With that in mind, here are the top 10 highest-graded slot defenders through the first half of the college football season.
[Editor’s note: The grades represented below are just grades when the specified defensive back is lined up in any one of the slot cornerback positions and not as an outside cornerback. To qualify, a defender must have played at least 100 snaps on defense from the slot.]
10. Dravon Askew-Henry, West Virginia – 73.1
To the point in the open about slot defenders gaining importance, West Virginia deploys senior Askew-Henry entirely in the slot and he’s currently their second-highest graded cornerback the season. Askew-Henry has allowed only 114 yards on 10 receptions in the pass-happy Big 12. He has limited receivers in the slot to the tune of allowing just one reception every 12.2 snaps.
9. Ajene Harris, USC – 74.1
Harris has had a bit of an up and down year so far, much like the Trojans. His worst game of the season came in a loss to Texas yet, he bounced back nicely after that and played his best game of the year against Colorado and Lavikska Shenault Jr, who is the highest-graded receiver this year. Harris allowed two receptions to Shenault on four targets and had a pick-six on a tipped ball.
8. Myles Bryant, Washington – 74.8
The junior is a leader in the secondary that can play lights out in the right situation. In the Huskies win over Utah, Bryant allowed only one reception, which was for nine yards on 3rd & 25 and currently this season, he’s only allowing a reception every 9.2 snaps in coverage. As an added bonus, Byrant is great in the run game with an overall grade of 79.7 on the season.
7. Justus Parker, Texas Tech – 75.7
Parker’s raw numbers can be deceiving as most of the yards and every touchdown he’s given up this season came in two games against Ole Miss and Houston in Weeks 1 and 3, respectively, where he surrendered five receptions for 122 yards and a touchdown. Outside of those two games, he’s allowed just six receptions for 64 yards and no touchdowns while dominating in Big 12 play.
6. Taj-Amir Torres, Boston College – 75.8
Torres has seen more targets than anyone else on this list, yet despite that, he’s only allowed 23 receptions. His two worst games of the season came against NC State and Jakobi Meyers, who made our top 10 slot receiver list and his lone touchdown against him came against Purdue and Rondale Moore, who is rocketing up the true freshmen rankings. Despite logging so many snaps in coverage and playing against excellent receivers, Torres is still only giving up 1.2 yards per coverage snap.

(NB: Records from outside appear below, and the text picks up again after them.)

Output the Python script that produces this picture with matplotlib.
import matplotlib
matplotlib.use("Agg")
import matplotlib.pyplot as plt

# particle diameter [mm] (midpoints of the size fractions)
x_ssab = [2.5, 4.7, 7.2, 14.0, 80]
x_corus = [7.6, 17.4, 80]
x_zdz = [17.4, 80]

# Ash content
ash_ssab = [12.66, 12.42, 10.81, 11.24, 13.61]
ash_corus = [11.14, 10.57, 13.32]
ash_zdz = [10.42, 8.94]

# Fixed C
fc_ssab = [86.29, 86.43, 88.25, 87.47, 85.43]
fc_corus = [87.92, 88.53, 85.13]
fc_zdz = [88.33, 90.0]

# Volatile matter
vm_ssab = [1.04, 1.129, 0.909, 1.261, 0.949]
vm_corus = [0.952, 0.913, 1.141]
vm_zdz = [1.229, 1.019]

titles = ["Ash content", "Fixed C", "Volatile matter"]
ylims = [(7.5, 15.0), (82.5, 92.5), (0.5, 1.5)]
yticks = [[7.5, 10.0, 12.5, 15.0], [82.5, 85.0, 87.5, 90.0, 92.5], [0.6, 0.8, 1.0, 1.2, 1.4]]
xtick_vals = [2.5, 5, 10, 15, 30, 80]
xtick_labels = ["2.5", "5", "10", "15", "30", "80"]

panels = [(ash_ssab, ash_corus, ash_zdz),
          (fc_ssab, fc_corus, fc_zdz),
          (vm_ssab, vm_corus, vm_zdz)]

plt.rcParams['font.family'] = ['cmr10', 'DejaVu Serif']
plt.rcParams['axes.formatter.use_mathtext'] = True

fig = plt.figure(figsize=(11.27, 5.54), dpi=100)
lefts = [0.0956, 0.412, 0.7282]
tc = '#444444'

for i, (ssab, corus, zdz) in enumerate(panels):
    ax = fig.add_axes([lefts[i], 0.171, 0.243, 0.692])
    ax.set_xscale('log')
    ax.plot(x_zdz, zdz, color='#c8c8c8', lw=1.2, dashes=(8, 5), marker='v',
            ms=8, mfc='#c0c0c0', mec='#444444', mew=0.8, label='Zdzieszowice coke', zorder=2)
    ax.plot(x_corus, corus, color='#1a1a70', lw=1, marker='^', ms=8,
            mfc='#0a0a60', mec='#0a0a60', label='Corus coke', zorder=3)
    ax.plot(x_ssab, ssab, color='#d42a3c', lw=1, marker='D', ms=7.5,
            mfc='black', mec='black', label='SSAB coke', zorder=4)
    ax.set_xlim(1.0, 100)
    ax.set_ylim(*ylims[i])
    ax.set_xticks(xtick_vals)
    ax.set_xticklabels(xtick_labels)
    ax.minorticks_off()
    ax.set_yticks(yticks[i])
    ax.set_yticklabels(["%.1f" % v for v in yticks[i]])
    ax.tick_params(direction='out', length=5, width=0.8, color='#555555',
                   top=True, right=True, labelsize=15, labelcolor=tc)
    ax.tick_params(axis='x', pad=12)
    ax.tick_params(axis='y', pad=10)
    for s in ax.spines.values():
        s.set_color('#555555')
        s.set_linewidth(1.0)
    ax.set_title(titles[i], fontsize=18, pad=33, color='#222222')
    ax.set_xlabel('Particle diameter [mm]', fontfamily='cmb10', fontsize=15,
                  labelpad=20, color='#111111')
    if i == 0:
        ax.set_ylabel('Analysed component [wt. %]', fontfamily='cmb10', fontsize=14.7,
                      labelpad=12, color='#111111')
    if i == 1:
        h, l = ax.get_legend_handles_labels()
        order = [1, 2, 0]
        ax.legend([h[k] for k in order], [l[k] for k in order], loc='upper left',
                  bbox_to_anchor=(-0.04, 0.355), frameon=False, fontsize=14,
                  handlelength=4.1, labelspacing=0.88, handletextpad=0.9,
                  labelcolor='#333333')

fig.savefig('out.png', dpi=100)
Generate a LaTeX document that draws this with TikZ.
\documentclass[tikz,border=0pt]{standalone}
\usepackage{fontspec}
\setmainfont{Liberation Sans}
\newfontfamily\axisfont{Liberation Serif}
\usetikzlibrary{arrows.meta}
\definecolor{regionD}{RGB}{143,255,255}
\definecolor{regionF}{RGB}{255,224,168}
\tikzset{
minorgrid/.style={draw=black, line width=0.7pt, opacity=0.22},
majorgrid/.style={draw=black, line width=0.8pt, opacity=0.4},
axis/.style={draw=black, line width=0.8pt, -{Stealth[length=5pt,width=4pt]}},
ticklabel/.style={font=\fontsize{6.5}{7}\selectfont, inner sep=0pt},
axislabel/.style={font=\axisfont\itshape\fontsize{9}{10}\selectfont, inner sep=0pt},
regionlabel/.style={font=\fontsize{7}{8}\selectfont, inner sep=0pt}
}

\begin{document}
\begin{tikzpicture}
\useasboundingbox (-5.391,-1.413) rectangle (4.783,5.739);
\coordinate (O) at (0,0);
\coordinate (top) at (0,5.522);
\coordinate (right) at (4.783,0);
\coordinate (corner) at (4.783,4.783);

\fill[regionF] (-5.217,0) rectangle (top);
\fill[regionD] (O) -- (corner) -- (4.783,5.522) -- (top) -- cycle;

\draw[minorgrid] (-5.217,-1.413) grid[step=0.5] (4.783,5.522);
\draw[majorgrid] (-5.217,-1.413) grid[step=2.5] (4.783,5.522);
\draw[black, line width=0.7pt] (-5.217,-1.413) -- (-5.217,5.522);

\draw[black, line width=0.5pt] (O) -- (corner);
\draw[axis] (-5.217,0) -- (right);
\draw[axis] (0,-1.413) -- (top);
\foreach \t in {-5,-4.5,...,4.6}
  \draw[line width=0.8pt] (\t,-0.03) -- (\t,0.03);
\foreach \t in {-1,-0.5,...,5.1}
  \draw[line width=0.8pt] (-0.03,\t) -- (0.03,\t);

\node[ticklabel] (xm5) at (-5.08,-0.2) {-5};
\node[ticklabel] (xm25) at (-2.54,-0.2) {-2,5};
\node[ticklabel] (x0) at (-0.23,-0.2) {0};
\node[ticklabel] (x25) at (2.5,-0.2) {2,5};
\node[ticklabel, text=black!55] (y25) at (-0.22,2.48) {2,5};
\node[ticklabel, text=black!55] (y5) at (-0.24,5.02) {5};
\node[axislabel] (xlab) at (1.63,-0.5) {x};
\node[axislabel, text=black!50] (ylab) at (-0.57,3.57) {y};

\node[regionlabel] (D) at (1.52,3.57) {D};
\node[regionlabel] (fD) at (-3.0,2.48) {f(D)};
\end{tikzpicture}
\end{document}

5. Innis Gaines, TCU – 76.0
Gaines has lined up primarily over slot receivers (228 out of 329 snaps) but has as lined up all across the TCU defensive front. In slot coverage specifically, he is allowing a ridiculous 0.39 yards per coverage snap and he’s snagged an interception and only allowed nine receptions in six games for 48 yards. Prior to allowing a season-high three catches for 19 yards (yes, those are season-highs), he had allowed 29 yards in the previous five games and sports a passer rating of 40.2 when targeted.

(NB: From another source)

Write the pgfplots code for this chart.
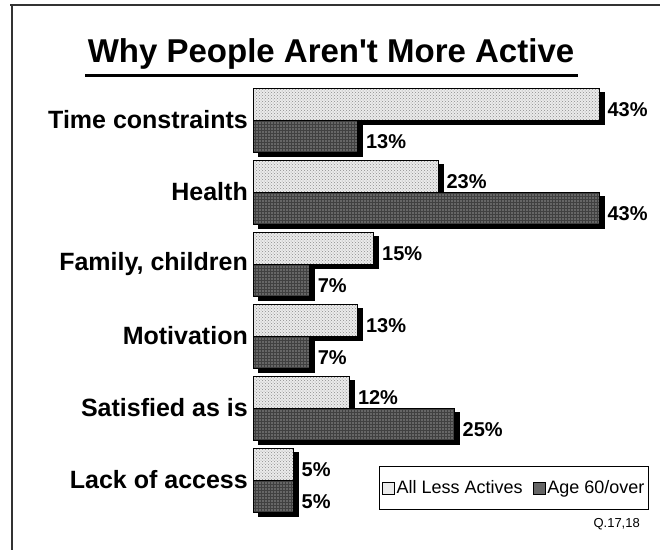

4. Ugochukwu Amadi, Oregon – 76.3
Teams have targeted Amadi 36 times this year from the slot and he’s given up a reception on just 52.7% of those targets, the best percentage among the top 10. He also leads the list with three interceptions from the slot to go with an outstanding 53.5 passer rating when targeted. Despite being targeted so much, Amadi has given up only two touchdowns on the season and has only given up a passer rating of over 80.0 on one occasion this season.
3. Mike Edwards, Kentucky – 79.1
While some players on this list may excel in one area or another, Edwards has put up consistent numbers in nearly every metric in slot defense. He has the fourth-best passer rating when targeted at 61.0 and is allowing a reception once every 10 snaps. He has not allowed a touchdown and is one of the more versatile players in the top 10 as he’s played 100 snaps at free safety as well.
2. Taveon Beck, Cal – 80.2
The Pac 12 takes the crown for ‘land of the slot corner’ with five defenders on this list and three of the top five. Beck has allowed just 76 yards from the slot in seven games this season. In what could be called his ‘worst outing’ to date, Beck allowed a mere three receptions for 28 yards to Oregon’s standout quarterback Justin Herbert.
1. Javelin Guidry, Utah – 82.7
The Utes have climbed to the top of the Pac 12 South largely on the back of their defense. Guidry is a sticky cover man as he has been targeted the fourth most of any player in the top 10 on a per-snap basis. The sophomore has risen to the occasion, with a 65.8 passer rating when targeted this season, and he’s only getting better. He posted his two best overall coverage grades the past two weeks in wins over USC and Arizona.